Os escritores “estão acabando. Nós somos os últimos”, declara Pasolini. Pergunto-me quantas vezes isso já foi dito, desde que Coelho Netto lamentou a morte das musas na Academia Brasileira de Letras, aí por 1920. Dou apenas um exemplo de vitalidade: com coisas ruins e boas, a literatura pós-colonial tem rompido o monopólio branco, masculino e europeu nas obras de ficção.

O que se pode dizer é que a “centralidade” da literatura não existe, como existia em 1850, por exemplo; o cinema “substituiu” o teatro, o concerto de rock “substituiu” a ópera — só que não. Substituíram no sentido de que não são o foco principal, a forma básica da expressão cultural para um público. Mas existem e se diversificam. Sem ser demasiado otimista, o modelo é muito mais o de um universo em expansão do que o de um buraco negro.

Passamos daí a outro clichê reacionário. “Melhor, então, as sociedades repressoras?”, perguntam ao cineasta. “Sim”, responde Pasolini, “na medida em que a tolerância é a pior das repressões.
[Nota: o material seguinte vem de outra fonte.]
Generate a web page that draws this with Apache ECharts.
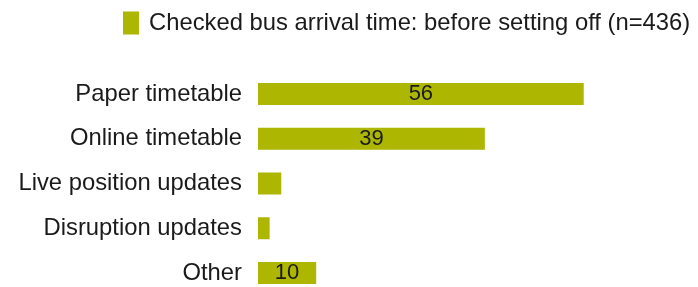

O peso do poder clássico criava situações extremas, que o homem viveu com todas as suas forças: ou se resignando, beirando a santidade, ou rebelando-se, beirando o erotismo.”

Será que não é um progresso não precisarmos nem de santos nem de heróis? Pessoas comuns, homens, mulheres e crianças, foram torturadas, mortas, esmagadas em seus sonhos e talentos; passaram fome, frio, abandono e humilhação. “Pelo menos beiraram a santidade!” Nobilíssima cretinice. “Ou se rebelaram!” Ora essa, rebelaram-se para que a repressão cessasse. E eis que Pasolini reclama da falta de repressão.

Os “cabeludos” seriam, para Pasolini, frustrados sexuais: “há uma realidade de aceitação. Precisamente, a da frustração sexual… Adotando certa feminilidade na cabeleira, mas também na consciência, na medida em que exorcizam a frustração, eles a tornam visível.” Difícil achar que um “cabeludo” em 1970 fosse mais frustrado do que um “escovinha” em 1950…

E como conciliar a “feminilidade” na cabeleira com a “muralha” de barbas e costeletas que ele lamentava alguns parágrafos antes? É o tipo de “insight” de tantos “críticos culturais” que reúnem migalhas de evidência aqui e ali para suas grandes teorias do “tudo-hoje-não-presta”.

Não vou continuar. Assinalo apenas o final: “não gosto do homem transformado em consumidor. Tal como não gosto do desaparecimento da cultura, da arte, do artesanato, do camponês, da religião…”

Certo, a sociedade de consumo claramente não tem futuro, e, como Pasolini, tenho a maior antipatia pelos misticismos “new age”, pelos irracionalismos “alternativos”, pelos ataques à cultura e, óbvio, pelos extremismos que surgiam na esquerda italiana dos anos 1970.

Agora, reclamar do desaparecimento da religião? Na Itália de 1970? Isso, quando só agora, 50 anos depois, o papa admite que homossexuais, embora “pecadores”, pelo menos merecem nosso amor…? O gesto foi considerado um avanço no mundo católico. Enquanto isso, o mundo inteiro retrocede no rumo de mais religião… Com os resultados: mais infelicidade individual e mais justificativas para a violência coletiva.

Trata-se de simples tagarelice reacionária; o fato de alguém ser ou ter sido de esquerda, como Pasolini, parece constituir num passaporte para que se leve a sério um tipo de clichê em que a direita se refestela, assumindo ares “inteligentes” e “críticos”. Já temos muito disso na imprensa diária para que a Rosa reproduza esse tipo de coisa.